PA students from across the state recently gathered at Campbell in the Tracey F. Smith Hall of Nursing and Health Sciences to hone their skills and to learn more about ultrasound techniques through didactic and hands-on sessions.
“Our PA program collaborated with the NCAPA to host the workshop in our state-of-the-art facility where we were able to provide an overview of broadly useful exams, including Focused Assessment with Sonography in Trauma (FAST), basic cardiac and abdominal aorta scanning,” said Dr. Pete Fenn, director of Programmatic and Professional Development and associate professor of Physician Assistant Practice. “Attendees had didactic instruction on the fundamentals of point-of-care ultrasound (POCUS), followed by small-group, hands-on sessions with live models and high-fidelity ultrasound simulators.”
Justin Gambini, assistant professor of Physician Assistant Practice, shared about the day. “The objective of our workshop was to introduce ultrasonography to PAs in varied stages of training to increase their knowledge of cardiac and abdominal ultrasonography. The goal was to help these providers with day to day clinical decision-making and to help reduce delays in care and treatment.

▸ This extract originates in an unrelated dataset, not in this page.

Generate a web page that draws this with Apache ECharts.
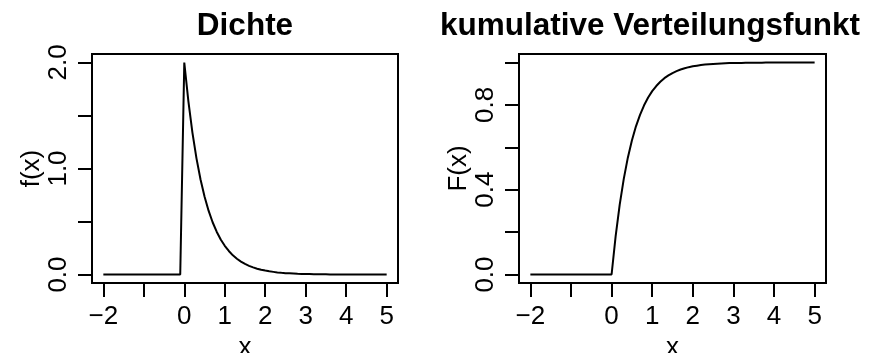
<!DOCTYPE html>
<html><head><meta charset="utf-8">
<script src="https://cdn.jsdelivr.net/npm/echarts@6/dist/echarts.min.js"></script>
<style>html,body{margin:0;padding:0;background:#fff}#c{width:881px;height:353px}</style>
</head><body><div id="c"></div>
<script>
const xs = [-2.0,-1.9,-1.8,-1.7,-1.6,-1.5,-1.4,-1.3,-1.2,-1.1,-1.0,-0.9,-0.8,-0.7,-0.6,-0.5,-0.4,-0.3,-0.2,-0.1,
  0.0,0.1,0.2,0.3,0.4,0.5,0.6,0.7,0.8,0.9,1.0,1.1,1.2,1.3,1.4,1.5,1.6,1.7,1.8,1.9,
  2.0,2.1,2.2,2.3,2.4,2.5,2.6,2.7,2.8,2.9,3.0,3.1,3.2,3.3,3.4,3.5,3.6,3.7,3.8,3.9,
  4.0,4.1,4.2,4.3,4.4,4.5,4.6,4.7,4.8,4.9,5.0];
const density = [0,0,0,0,0,0,0,0,0,0,0,0,0,0,0,0,0,0,0,0,
  2.000,1.637,1.341,1.098,0.899,0.736,0.602,0.493,0.404,0.331,
  0.271,0.222,0.181,0.149,0.122,0.100,0.082,0.067,0.055,0.045,
  0.037,0.030,0.025,0.020,0.016,0.013,0.011,0.009,0.007,0.006,
  0.005,0.004,0.003,0.003,0.002,0.002,0.001,0.001,0.001,0.001,
  0.001,0.001,0,0,0,0,0,0,0,0,0];
const cdf = [0,0,0,0,0,0,0,0,0,0,0,0,0,0,0,0,0,0,0,0,
  0.000,0.181,0.330,0.451,0.551,0.632,0.699,0.753,0.798,0.835,
  0.865,0.889,0.909,0.926,0.939,0.950,0.959,0.967,0.973,0.978,
  0.982,0.985,0.988,0.990,0.992,0.993,0.994,0.995,0.996,0.997,
  0.998,0.998,0.998,0.999,0.999,0.999,0.999,0.999,1.000,1.000,
  1.000,1.000,1.000,1.000,1.000,1.000,1.000,1.000,1.000,1.000,1.000];
const xTicks = [-2,-1,0,1,2,3,4,5];
const xLabels = [-2,0,1,2,3,4,5];
const y1Ticks = [0,0.5,1,1.5,2];
const y1Labels = [0,1,2];
const y2Ticks = [0,0.2,0.4,0.6,0.8,1.0];
const y2Labels = [0,0.4,0.8];
const titles = ['Dichte','kumulative Verteilungsfunkt'];
const yNames = ['f(x)','F(x)'];
const xName = 'x';

const FONT = '"Liberation Sans", Arial, Helvetica, sans-serif';
const FS = 26;
const chart = echarts.init(document.getElementById('c'), null, {renderer:'canvas'});
const fmtX = v => (v < 0 ? '\u2212' + Math.abs(v) : String(v));
function xAxis(i){
  return {type:'value', gridIndex:i, min:-2.28, max:5.28,
    axisLine:{show:false, onZero:false}, splitLine:{show:false},
    axisTick:{show:true, customValues:xTicks, length:14, lineStyle:{color:'#000', width:2}},
    axisLabel:{customValues:xLabels, formatter:fmtX, color:'#000', fontSize:FS, fontFamily:FONT, margin:21},
    name:xName, nameLocation:'middle', nameGap:50,
    nameTextStyle:{color:'#000', fontSize:FS, fontFamily:FONT}};
}
function yAxis(i, min, max, ticks, labels){
  return {type:'value', gridIndex:i, min:min, max:max,
    axisLine:{show:false, onZero:false}, splitLine:{show:false},
    axisTick:{show:true, customValues:ticks, length:14, lineStyle:{color:'#000', width:2}},
    axisLabel:{customValues:labels, formatter:v=>v.toFixed(1), rotate:90, color:'#000', fontSize:FS, fontFamily:FONT, margin:20},
    name:yNames[i], nameLocation:'middle', nameGap:47, nameRotate:90,
    nameTextStyle:{color:'#000', fontSize:FS, fontFamily:FONT}};
}
const option = {
  animation:false,
  backgroundColor:'#fff',
  grid:[
    {left:92, top:54, width:306, height:229, show:true, borderColor:'#000', borderWidth:2, backgroundColor:'transparent', outerBoundsMode:'none', containLabel:false},
    {left:519, top:54, width:307, height:229, show:true, borderColor:'#000', borderWidth:2, backgroundColor:'transparent', outerBoundsMode:'none', containLabel:false}
  ],
  xAxis:[xAxis(0), xAxis(1)],
  yAxis:[yAxis(0,-0.08,2.08,y1Ticks,y1Labels), yAxis(1,-0.04,1.04,y2Ticks,y2Labels)],
  graphic:[
    {type:'text', x:245, y:26, style:{text:titles[0], font:'bold 31.5px '+FONT, fill:'#000', align:'center', verticalAlign:'middle'}},
    {type:'text', x:440, y:26, style:{text:titles[1], font:'bold 31.5px '+FONT, fill:'#000', align:'left', verticalAlign:'middle'}}
  ],
  series:[
    {type:'line', xAxisIndex:0, yAxisIndex:0, data:xs.map((x,i)=>[x,density[i]]), showSymbol:false, lineStyle:{color:'#000', width:2}, clip:false},
    {type:'line', xAxisIndex:1, yAxisIndex:1, data:xs.map((x,i)=>[x,cdf[i]]), showSymbol:false, lineStyle:{color:'#000', width:2}, clip:false}
  ]
};
chart.setOption(option);
</script></body></html>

“As a PA who has practiced emergency and critical care medicine for many years, I believe the more widespread we can make competency in POCUS the more added benefit to reducing the burden on radiology or emergency departments, particularly those associated with expensive emergent exams, freeing up resources and improving access to care, which is greatly needed nationwide.”
Gambini went on to explain more about point-of-care ultrasound. “As POCUS is expanding across all medical specialties, the benefits of ultrasound technology are becoming more apparent. Not only can POCUS complement the history and physical exam, providing more detail to inform clinical decisions, but recent studies have indicated that POCUS is an effective tool that can reduce costs of advanced imaging, improve patient care and patient safety, and increase face-to-face interactions between provider and patient, thus increasing patient satisfaction.”